The hiring process at NeXT was rigorous, with multiple interviews. In many cases, even one interviewer’s “No” could blackball a candidate. And there were candidates aplenty, vying for the chance to work with Steve. But of course, even at NeXT it wasn’t possible to hire the best of the best without strong financial incentives. So Steve started making exceptions for certain hires. Some folks got extraordinary signing bonuses. Others were simply granted higher salaries than their category would mandate. And when these backdoor deals started to make their way onto that list in the finance department, well, all of a sudden that list became a lot harder to find.
Not only was the Open Corporation logistically and managerially unrealistic; it was emotionally out of synch with the reality of a Steve Jobs workplace.
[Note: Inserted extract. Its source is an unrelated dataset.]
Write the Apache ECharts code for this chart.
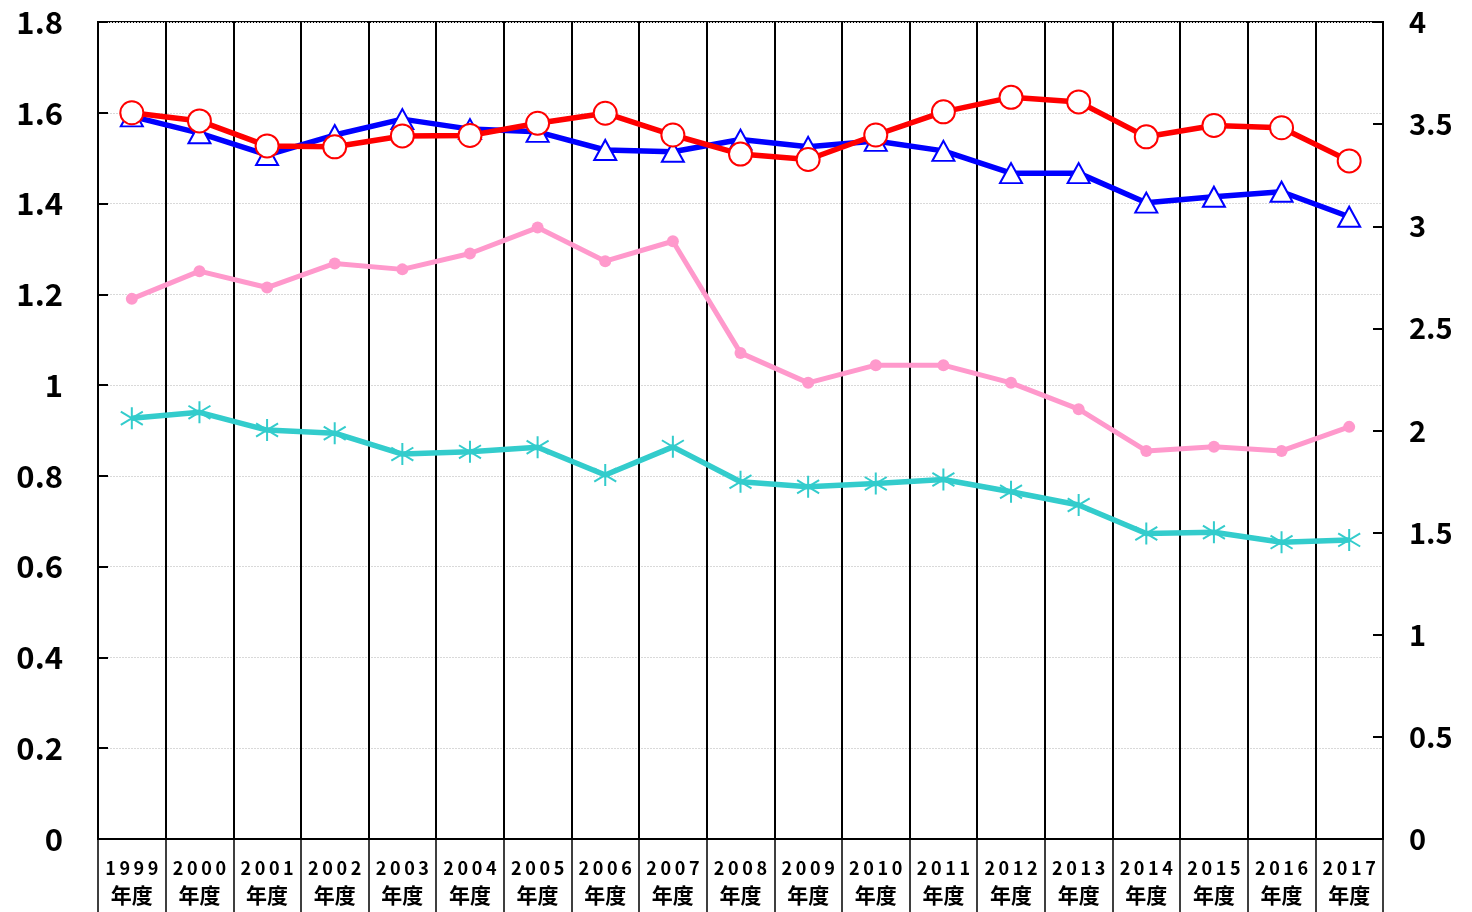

He would repeatedly undermine the vision of harmony, peace, and equality he had promised to foster with his irascible temper and anger and his penchant for using passive-aggressive methods to drive his people harder and harder. Steve was as erratic and verbally abusive at NeXT as he was anywhere else during his career. Moreover, he was an equal-opportunity abuser, yelling not only at his engineers but also at his executive team and his own personal administrative assistants on a regular basis.